Waveforms for each sweets and snacks obtained from rupture strength analysis using creep meter

In addition, Table 5 shows that the combination of the materials had the lowest accuracy when the gel was used alone and the highest accuracy when the three parts were integrated. These results indicate that it is possible to identify a wide range of foods by capturing objects from multiple perspectives using Gel Biter. However, looking at other results, there are parts where high accuracy is achieved even when only one part is used alone or when two parts are combined; conversely, there are parts where the accuracy does not change significantly when the two parts are combined, so it can be said that simply increasing the number of sensors does not necessarily lead to a comparative increase in accuracy.

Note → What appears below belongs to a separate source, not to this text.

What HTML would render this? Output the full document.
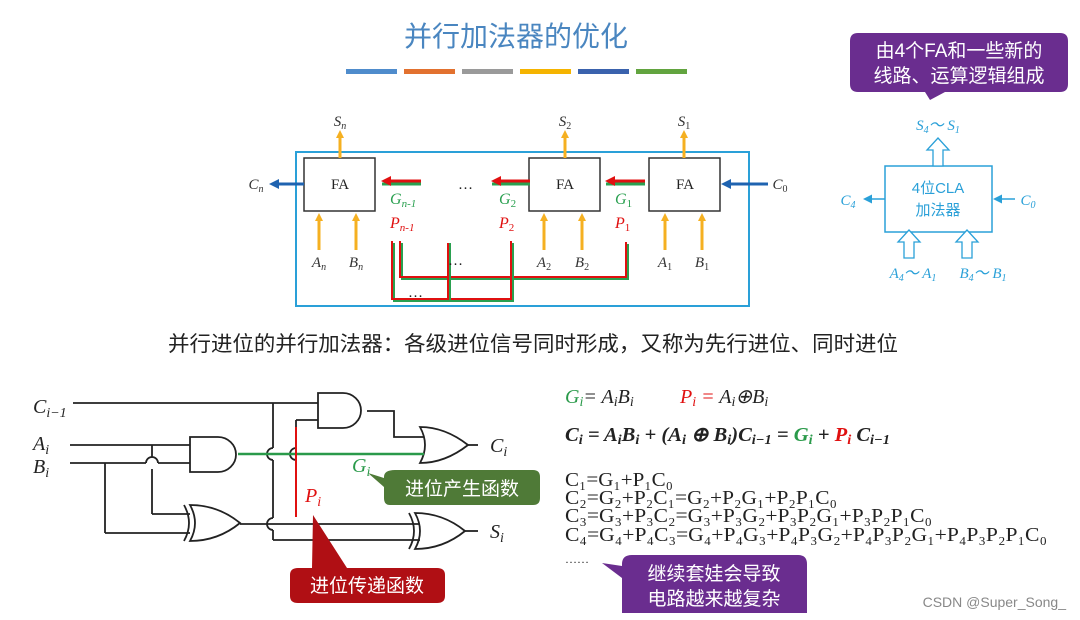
<!DOCTYPE html>
<html><head><meta charset="utf-8"><style>
html,body{margin:0;padding:0;background:#fff;}
svg{display:block;}
.s{font-family:"Liberation Serif",serif;font-style:italic;}
.cj{font-family:"Liberation Sans","Noto Sans CJK SC",sans-serif;}
</style></head><body>
<svg width="1080" height="620" viewBox="0 0 1080 620" xmlns="http://www.w3.org/2000/svg">
<defs>
<marker id="ya" markerWidth="8" markerHeight="8" refX="4" refY="4" orient="auto" markerUnits="userSpaceOnUse"><path d="M0,0 L8,4 L0,8 z" fill="#f5b021"/></marker>
<marker id="ba" markerWidth="10" markerHeight="10" refX="5" refY="5" orient="auto" markerUnits="userSpaceOnUse"><path d="M0,0 L10,5 L0,10 z" fill="#1f63b0"/></marker>
<marker id="ra" markerWidth="10" markerHeight="10" refX="5" refY="5" orient="auto" markerUnits="userSpaceOnUse"><path d="M0,0 L10,5 L0,10 z" fill="#e01010"/></marker>
<marker id="la" markerWidth="9" markerHeight="9" refX="4" refY="4.5" orient="auto" markerUnits="userSpaceOnUse"><path d="M0,0 L9,4.5 L0,9 z" fill="#2aa0d8"/></marker>
</defs>
<text x="516" y="46" text-anchor="middle" class="cj" font-size="28" fill="#4a86c0">并行加法器的优化</text>
<rect x="346" y="69" width="51" height="5" fill="#4f8ccc"/>
<rect x="404" y="69" width="51" height="5" fill="#e2712f"/>
<rect x="462" y="69" width="51" height="5" fill="#9a9a9a"/>
<rect x="520" y="69" width="51" height="5" fill="#f5b400"/>
<rect x="578" y="69" width="51" height="5" fill="#3a62ad"/>
<rect x="636" y="69" width="51" height="5" fill="#62a43f"/>

<rect x="296" y="152" width="453" height="154" fill="none" stroke="#2aa0d8" stroke-width="2"/>
<g fill="#fff" stroke="#333" stroke-width="1.5">
<rect x="304" y="158" width="71" height="53"/>
<rect x="529" y="158" width="71" height="53"/>
<rect x="649" y="158" width="71" height="53"/>
</g>
<g font-family="Liberation Serif,serif" font-size="15" fill="#222" text-anchor="middle">
<text x="340" y="189">FA</text><text x="565" y="189">FA</text><text x="685" y="189">FA</text>
</g>
<g stroke="#f5b021" stroke-width="3">
<line x1="340" y1="158" x2="340" y2="134" marker-end="url(#ya)"/>
<line x1="565" y1="158" x2="565" y2="134" marker-end="url(#ya)"/>
<line x1="684" y1="158" x2="684" y2="134" marker-end="url(#ya)"/>
<line x1="319" y1="250" x2="319" y2="217" marker-end="url(#ya)"/>
<line x1="356" y1="250" x2="356" y2="217" marker-end="url(#ya)"/>
<line x1="544" y1="250" x2="544" y2="217" marker-end="url(#ya)"/>
<line x1="582" y1="250" x2="582" y2="217" marker-end="url(#ya)"/>
<line x1="665" y1="250" x2="665" y2="217" marker-end="url(#ya)"/>
<line x1="702" y1="250" x2="702" y2="217" marker-end="url(#ya)"/>
</g>
<g class="s" font-size="15" fill="#333" text-anchor="middle">
<text x="340" y="126">S<tspan font-size="10" dy="3">n</tspan></text>
<text x="565" y="126">S<tspan font-size="10" dy="3" font-style="normal">2</tspan></text>
<text x="684" y="126">S<tspan font-size="10" dy="3" font-style="normal">1</tspan></text>
<text x="319" y="267">A<tspan font-size="10" dy="3">n</tspan></text>
<text x="356" y="267">B<tspan font-size="10" dy="3">n</tspan></text>
<text x="544" y="267">A<tspan font-size="10" dy="3" font-style="normal">2</tspan></text>
<text x="582" y="267">B<tspan font-size="10" dy="3" font-style="normal">2</tspan></text>
<text x="665" y="267">A<tspan font-size="10" dy="3" font-style="normal">1</tspan></text>
<text x="702" y="267">B<tspan font-size="10" dy="3" font-style="normal">1</tspan></text>
<text x="256" y="189">C<tspan font-size="10" dy="3">n</tspan></text>
<text x="780" y="189">C<tspan font-size="10" dy="3" font-style="normal">0</tspan></text>
</g>
<g stroke="#1f63b0" stroke-width="3">
<line x1="304" y1="184" x2="274" y2="184" marker-end="url(#ba)"/>
<line x1="768" y1="184" x2="726" y2="184" marker-end="url(#ba)"/>
</g>
<g stroke-width="3">
<line x1="645" y1="184" x2="606" y2="184" stroke="#2aa050"/>
<line x1="645" y1="181" x2="610" y2="181" stroke="#e01010" marker-end="url(#ra)"/>
<line x1="530" y1="184" x2="492" y2="184" stroke="#2aa050"/>
<line x1="530" y1="181" x2="496" y2="181" stroke="#e01010" marker-end="url(#ra)"/>
<line x1="421" y1="184" x2="382" y2="184" stroke="#2aa050"/>
<line x1="421" y1="181" x2="386" y2="181" stroke="#e01010" marker-end="url(#ra)"/>
</g>
<text x="458" y="189" font-size="15" fill="#222" font-family="Liberation Serif,serif">…</text>
<g class="s" font-size="16">
<text x="390" y="204" fill="#2aa050">G<tspan font-size="11" dy="3">n-1</tspan></text>
<text x="390" y="228" fill="#e01010">P<tspan font-size="11" dy="3">n-1</tspan></text>
<text x="499" y="204" fill="#2aa050">G<tspan font-size="11" dy="3" font-style="normal">2</tspan></text>
<text x="499" y="228" fill="#e01010">P<tspan font-size="11" dy="3" font-style="normal">2</tspan></text>
<text x="615" y="204" fill="#2aa050">G<tspan font-size="11" dy="3" font-style="normal">1</tspan></text>
<text x="615" y="228" fill="#e01010">P<tspan font-size="11" dy="3" font-style="normal">1</tspan></text>
</g>
<g fill="none" stroke-width="2">
<polyline points="628,244 628,279 402,279 402,243" stroke="#2aa050"/>
<polyline points="626,242 626,277 400,277 400,241" stroke="#e01010"/>
<polyline points="513,243 513,301 394,301 394,243" stroke="#2aa050"/>
<polyline points="511,241 511,299 392,299 392,241" stroke="#e01010"/>
<polyline points="448,243 448,299" stroke="#e01010"/>
<polyline points="450,243 450,301" stroke="#2aa050"/>
</g>
<text x="448" y="265" font-size="15" fill="#222">…</text>
<text x="408" y="297" font-size="15" fill="#222">…</text>

<path d="M858,33 H1060 Q1068,33 1068,41 V84 Q1068,92 1060,92 H945 L930,100 L925,92 H858 Q850,92 850,84 V41 Q850,33 858,33 Z" fill="#6a2d8f"/>
<text x="959" y="57" text-anchor="middle" class="cj" font-size="19" fill="#fff">由4个FA和一些新的</text>
<text x="959" y="82" text-anchor="middle" class="cj" font-size="19" fill="#fff">线路、运算逻辑组成</text>
<rect x="885" y="166" width="107" height="66" fill="#fff" stroke="#2aa0d8" stroke-width="1.5"/>
<text x="938" y="193" text-anchor="middle" class="cj" font-size="15" fill="#2aa0d8">4位CLA</text>
<text x="938" y="215" text-anchor="middle" class="cj" font-size="15" fill="#2aa0d8">加法器</text>
<g fill="#fff" stroke="#2aa0d8" stroke-width="1.3">
<path d="M933,166 V150 H927 L938,138 L949,150 H943 V166 Z"/>
<path d="M904,258 V242 H898 L909,230 L920,242 H914 V258 Z"/>
<path d="M962,258 V242 H956 L967,230 L978,242 H972 V258 Z"/>
</g>
<g stroke="#2aa0d8" stroke-width="1.5">
<line x1="885" y1="199" x2="868" y2="199" marker-end="url(#la)"/>
<line x1="1015" y1="199" x2="998" y2="199" marker-end="url(#la)"/>
</g>
<g class="s" font-size="15" fill="#2aa0d8" text-anchor="middle">
<text x="938" y="130">S<tspan font-size="10" dy="3">4</tspan><tspan dy="-3">～ S</tspan><tspan font-size="10" dy="3">1</tspan></text>
<text x="848" y="205">C<tspan font-size="10" dy="3">4</tspan></text>
<text x="1028" y="205">C<tspan font-size="10" dy="3">0</tspan></text>
<text x="913" y="278">A<tspan font-size="10" dy="3">4</tspan><tspan dy="-3">～ A</tspan><tspan font-size="10" dy="3">1</tspan></text>
<text x="983" y="278">B<tspan font-size="10" dy="3">4</tspan><tspan dy="-3">～ B</tspan><tspan font-size="10" dy="3">1</tspan></text>
</g>

<text x="168" y="351" class="cj" font-size="21" fill="#222" textLength="730" lengthAdjust="spacingAndGlyphs">并行进位的并行加法器：各级进位信号同时形成，又称为先行进位、同时进位</text>

<g fill="none" stroke="#222" stroke-width="1.8">
<line x1="73" y1="403" x2="318" y2="403"/>
<line x1="70" y1="445" x2="190" y2="445"/>
<line x1="70" y1="463" x2="146" y2="463"/><path d="M146,463 a6,6 0 0 1 12,0"/><line x1="158" y1="463" x2="190" y2="463"/>
<line x1="152" y1="445" x2="152" y2="457"/><line x1="152" y1="469" x2="152" y2="514"/><line x1="152" y1="514" x2="190" y2="514"/>
<line x1="105" y1="463" x2="105" y2="533"/><line x1="105" y1="533" x2="190" y2="533"/>
<path d="M318,393 H343 A18,17.5 0 0 1 343,428 H318 Z"/>
<path d="M367,411 H394 V437 H424"/>
<path d="M420,427 Q445,427 468,445 Q445,463 420,463 Q430,445 420,427 Z"/>
<line x1="468" y1="445" x2="478" y2="445"/>
<path d="M190,437 H218 A18,17.5 0 0 1 218,472 H190 Z"/>
<path d="M190,505 Q218,505 240,523 Q218,541 190,541 Q200,523 190,505 Z"/>
<path d="M184,505 Q194,523 184,541"/>
<line x1="273" y1="403" x2="273" y2="448"/><path d="M273,448 a6,6 0 0 0 0,12"/><line x1="273" y1="460" x2="273" y2="518"/><path d="M273,518 a6,6 0 0 0 0,12"/><line x1="273" y1="530" x2="273" y2="540"/>
<line x1="273" y1="540" x2="420" y2="540"/>
<line x1="240" y1="524" x2="420" y2="524"/>
<line x1="296" y1="420" x2="318" y2="420"/>
<line x1="296" y1="420" x2="296" y2="427"/>
<path d="M415,513 Q443,513 465,531 Q443,549 415,549 Q425,531 415,513 Z"/>
<path d="M409,513 Q419,531 409,549"/>
<line x1="465" y1="531" x2="478" y2="531"/>
</g>
<path d="M296,448 a6,6 0 0 0 0,12" fill="none" stroke="#222" stroke-width="1.8"/>
<line x1="238" y1="454" x2="424" y2="454" stroke="#2a9a4a" stroke-width="2.5"/>
<line x1="296" y1="427" x2="296" y2="517" stroke="#e01010" stroke-width="2"/>
<g font-family="Liberation Serif,serif" font-style="italic" font-size="20" fill="#222">
<text x="33" y="413">C<tspan font-size="14" dy="4">i−1</tspan></text>
<text x="33" y="450">A<tspan font-size="14" dy="4">i</tspan></text>
<text x="33" y="473">B<tspan font-size="14" dy="4">i</tspan></text>
<text x="490" y="452">C<tspan font-size="14" dy="4">i</tspan></text>
<text x="490" y="538">S<tspan font-size="14" dy="4">i</tspan></text>
<text x="352" y="472" fill="#2a9a4a">G<tspan font-size="14" dy="4">i</tspan></text>
<text x="305" y="502" fill="#e01010">P<tspan font-size="14" dy="4">i</tspan></text>
</g>
<path d="M395,470 H533 Q540,470 540,477 V498 Q540,505 533,505 H390 Q384,505 384,498 V487 L368,473 L384,478 V477 Q384,470 395,470 Z" fill="#4f7a37"/>
<text x="462" y="495" text-anchor="middle" class="cj" font-size="19" fill="#fff">进位产生函数</text>
<path d="M298,568 H312 L313,515 L347,568 H437 Q445,568 445,575 V596 Q445,603 437,603 H298 Q290,603 290,596 V575 Q290,568 298,568 Z" fill="#b00f14"/>
<text x="367" y="592" text-anchor="middle" class="cj" font-size="19" fill="#fff">进位传递函数</text>
<path d="M632,555 H798 Q807,555 807,564 V613 H622 V578 L602,563 L622,566 V564 Q622,555 632,555 Z" fill="#6a2d8f"/>
<text x="714" y="580" text-anchor="middle" class="cj" font-size="19" fill="#fff">继续套娃会导致</text>
<text x="714" y="605" text-anchor="middle" class="cj" font-size="19" fill="#fff">电路越来越复杂</text>

<g font-family="Liberation Serif,serif" font-style="italic" font-size="20" fill="#222">
<text x="565" y="403"><tspan fill="#2a9a4a">G<tspan font-size="14" dy="3">i</tspan></tspan><tspan dy="-3">= A</tspan><tspan font-size="14" dy="3">i</tspan><tspan dy="-3">B</tspan><tspan font-size="14" dy="3">i</tspan></text>
<text x="680" y="403"><tspan fill="#e01010">P<tspan font-size="14" dy="3">i</tspan></tspan><tspan dy="-3" fill="#e01010"> =</tspan><tspan> A</tspan><tspan font-size="14" dy="3">i</tspan><tspan dy="-3">⊕B</tspan><tspan font-size="14" dy="3">i</tspan></text>
<text x="565" y="441" font-weight="bold" textLength="325" lengthAdjust="spacingAndGlyphs">C<tspan font-size="14" dy="3">i</tspan><tspan dy="-3"> = A</tspan><tspan font-size="14" dy="3">i</tspan><tspan dy="-3">B</tspan><tspan font-size="14" dy="3">i</tspan><tspan dy="-3"> + (A</tspan><tspan font-size="14" dy="3">i</tspan><tspan dy="-3"> ⊕ B</tspan><tspan font-size="14" dy="3">i</tspan><tspan dy="-3">)C</tspan><tspan font-size="14" dy="3">i−1</tspan><tspan dy="-3"> = </tspan><tspan fill="#2a9a4a">G</tspan><tspan font-size="14" dy="3" fill="#2a9a4a">i</tspan><tspan dy="-3"> + </tspan><tspan fill="#e01010">P</tspan><tspan font-size="14" dy="3" fill="#e01010">i</tspan><tspan dy="-3"> C</tspan><tspan font-size="14" dy="3">i−1</tspan></text>
</g>
<g font-family="Liberation Serif,serif" font-size="20" fill="#222">
<text x="565" y="486" textLength="108" lengthAdjust="spacingAndGlyphs">C₁=G₁+P₁C₀</text>
<text x="565" y="504" textLength="272" lengthAdjust="spacingAndGlyphs">C₂=G₂+P₂C₁=G₂+P₂G₁+P₂P₁C₀</text>
<text x="565" y="522" textLength="367" lengthAdjust="spacingAndGlyphs">C₃=G₃+P₃C₂=G₃+P₃G₂+P₃P₂G₁+P₃P₂P₁C₀</text>
<text x="565" y="541" textLength="482" lengthAdjust="spacingAndGlyphs">C₄=G₄+P₄C₃=G₄+P₄G₃+P₄P₃G₂+P₄P₃P₂G₁+P₄P₃P₂P₁C₀</text>
<text x="565" y="563" font-size="12">……</text>
</g>
<text x="1066" y="607" text-anchor="end" font-family="Liberation Sans,sans-serif" font-size="14" fill="#888">CSDN @Super_Song_</text>
</svg>
</body></html>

In addition, as shown in Fig. 5, the waveform obtained from the gel tongue is smaller than that of the other parts, and it is thought that the problem of discharged waveforms and the fact that vibrations spreading from the teeth are not transmitted directly when the object is bitten compared to other parts are directly related to the decrease in accuracy. As countermeasures, it may be necessary to attach masking tape or waterproof tape to the sensor to prevent discharge, add a tongue-pressing or licking action when biting, and consider other materials suitable for the bottom.

5 Conclusion

In this study, a soft matter artificial mouth that mimics the structure of the human oral cavity was created by incorporating multiple polymer materials, and the vibrations generated during actual biting were collectively acquired as waveform data using a piezoelectric film sensor. We placed the data into three types of training devices and conducted four experiments to verify whether classification was possible and whether the objects could be captured from multiple perspectives. As a result, the maximum accuracy of all stages exceeded 80% in the previous study, and the classification was also able to take advantage of the characteristics of the materials. However, issues such as a decrease in the accuracy of stage II(b) and the location and operation of the gel tongue may be raised. In the future, as part of our pursuit of the human oral structure, we would like to investigate the combination of other materials that were not used in this study, improve the appearance of the Gel Biter and the way it is chewed, and make it more human-like in appearance, which would lead to even more realistic data acquisition and improved accuracy. In addition, we attempt to establish a new robot that has never existed before by making the most of the specifications of the robot arm. Based on the relationship between polymeric materials and accuracy in detecting even the tiniest food, we discuss their performance as an evaluation device to improve the reproducibility of food preparation in the future.